Public health officials say the single best way to prevent seasonal flu is to get vaccinated each year, but good health habits like covering your cough and washing your hands often can help stop the spread of germs and prevent respiratory illnesses like the flu. There also are flu antiviral drugs that can be used to treat and prevent the flu.
“If you think you have the flu, call your primary care physician who may recommend starting you on antiflu medication,” according to Nilesh Hingarh, MD, an Infectious Diseases physician at Henry Mayo Newhall Memorial Hospital. “If prescribed early on in the illness, within 48 to 72 hours, this can reduce symptoms, shorten the duration of the flu, and decrease chances of developing complications.”
Additionally, Dr. Hingarh says to stay home if you suspect you are coming down with the flu and keep your children home from school if they are getting sick. Use good cough etiquette by always covering your mouth when coughing and remember to wash your hands often with soap and water or antibacterial gel.
Those at highest risk - the elderly, pregnant women, infants, or those with other health conditions - who show flu symptoms should contact their physician immediately in order to get the most effective treatment. Symptoms include fever, cough, sore throat, runny or stuffy nose, muscle or body aches, headaches and fatigue.

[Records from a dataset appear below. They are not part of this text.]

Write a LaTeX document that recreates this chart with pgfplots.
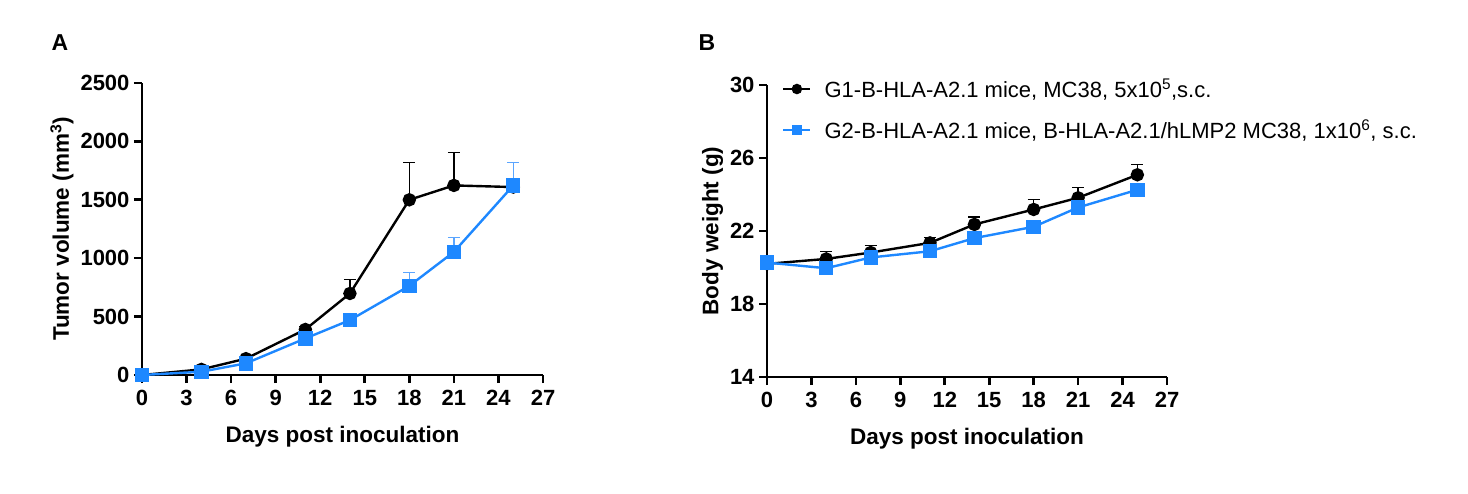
\documentclass[border=0pt]{standalone}
\usepackage{pgfplots}
\pgfplotsset{compat=1.18}
\usepackage{fontspec}
\setmainfont{Liberation Sans}
\definecolor{gblue}{RGB}{30,136,255}
\definecolor{gblueerr}{RGB}{90,165,255}
\begin{document}
\begin{tikzpicture}
\useasboundingbox (0pt,0pt) rectangle (1468pt,493pt);
\pgfplotsset{
  every axis/.append style={
    scale only axis,
    axis x line*=bottom, axis y line*=left,
    axis line style={line width=2.6pt},
    tick align=outside,
    major tick length=8pt,
    every tick/.style={line width=2.6pt, black},
    tick label style={font=\fontsize{22}{22}\selectfont\bfseries},
    xticklabel style={yshift=-4pt},
    yticklabel style={xshift=-1pt},
    label style={font=\fontsize{22.5}{24}\selectfont\bfseries},
    /pgf/number format/assume math mode=true,
    /pgf/number format/1000 sep={},
    xmin=0, xmax=27, xtick={0,3,...,27},
    clip=false,
    error bars/y dir=plus, error bars/y explicit,
    error bars/error mark=-,
    error bars/error mark options={rotate=90, mark size=6pt, line width=1.3pt},
  },
  blk/.style={black, line width=2.4pt, mark=*, mark size=5.5pt,
    error bars/error bar style={line width=1.3pt, black}},
  blu/.style={gblue, line width=2.4pt, mark=square*, mark size=6pt,
    error bars/error bar style={line width=1.3pt, gblueerr},
    error bars/error mark options={rotate=90, mark size=6pt, line width=1.3pt, gblueerr}},
}
\node[font=\fontsize{23}{23}\selectfont\bfseries] at (60pt,450pt) {A};
\node[font=\fontsize{23}{23}\selectfont\bfseries] at (707pt,450pt) {B};
\begin{axis}[at={(142pt,118pt)}, anchor=south west, width=401pt, height=292pt,
  ymin=0, ymax=2500, ytick={0,500,...,2500},
  xlabel={Days post inoculation}, ylabel={Tumor volume (mm\textsuperscript{3})},
  xlabel style={yshift=-13pt}, ylabel style={yshift=0pt}]
\addplot[blk] coordinates {
 (0,0) +- (0,0)
 (4,48) +- (0,8)
 (7,140) +- (0,15)
 (11,390) +- (0,25)
 (14,698) +- (0,122)
 (18,1500) +- (0,317)
 (21,1623) +- (0,279)
 (25,1609) +- (0,10)
};
\addplot[blu] coordinates {
 (0,0) +- (0,0)
 (4,28) +- (0,5)
 (7,100) +- (0,12)
 (11,313) +- (0,20)
 (14,470) +- (0,40)
 (18,763) +- (0,114)
 (21,1054) +- (0,125)
 (25,1623) +- (0,199)
};
\end{axis}
\begin{axis}[at={(767pt,116pt)}, anchor=south west, width=400pt, height=292pt,
  ymin=14, ymax=30, ytick={14,18,22,26,30},
  xlabel={Days post inoculation}, ylabel={Body weight (g)},
  xlabel style={yshift=-13pt}, ylabel style={yshift=0pt},
  legend style={at={(0,1)}, xshift=15pt, yshift=8pt, anchor=north west, draw=none, fill=none,
    font=\fontsize{22}{24}\selectfont, inner sep=0pt, row sep=17pt,
    /tikz/every odd column/.append style={column sep=11pt}},
  legend cell align=left,
  legend image code/.code={\draw[#1, mark repeat=2, mark phase=2, line width=2.4pt, mark size=4pt]
     plot coordinates {(0pt,0pt) (13.5pt,0pt) (27pt,0pt)};},
  ]
\addplot[blk] coordinates {
 (0,20.20) +- (0,0.15)
 (4,20.47) +- (0,0.42)
 (7,20.82) +- (0,0.38)
 (11,21.35) +- (0,0.29)
 (14,22.36) +- (0,0.40)
 (18,23.18) +- (0,0.55)
 (21,23.82) +- (0,0.57)
 (25,25.08) +- (0,0.57)
};
\addlegendentry{G1-B-HLA-A2.1 mice, MC38, 5x10\textsuperscript{5},s.c.}
\addplot[blu] coordinates {
 (0,20.27) +- (0,0.15)
 (4,19.96) +- (0,0.15)
 (7,20.55) +- (0,0.15)
 (11,20.89) +- (0,0.15)
 (14,21.61) +- (0,0.15)
 (18,22.23) +- (0,0.15)
 (21,23.29) +- (0,0.15)
 (25,24.26) +- (0,0.15)
};
\addlegendentry{G2-B-HLA-A2.1 mice, B-HLA-A2.1/hLMP2 MC38, 1x10\textsuperscript{6}, s.c.}
\end{axis}
\end{tikzpicture}
\end{document}
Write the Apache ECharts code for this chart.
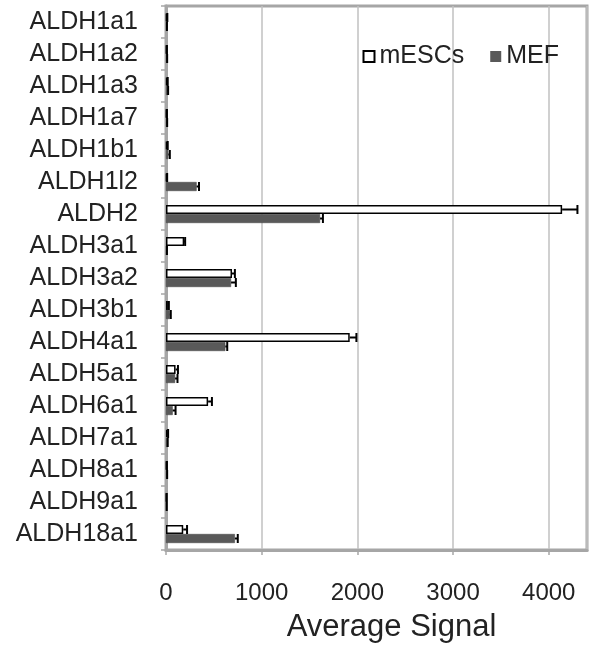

The Center for Disease Control (CDC) also recommends the following:
- Avoid close contact. Avoid close contact with people who are sick. When you are sick, keep your distance from others to protect them from getting sick too.
- Avoid touching your eyes, nose or mouth. Germs are often spread when a person touches something that is contaminated with germs and then touches his or her eyes, nose, or mouth.
- Practice other good health habits. Clean and disinfect frequently touched surfaces at home, work or school, especially when someone is ill. Get plenty of sleep, be physically active, manage your stress, drink plenty of fluids, and eat nutritious food.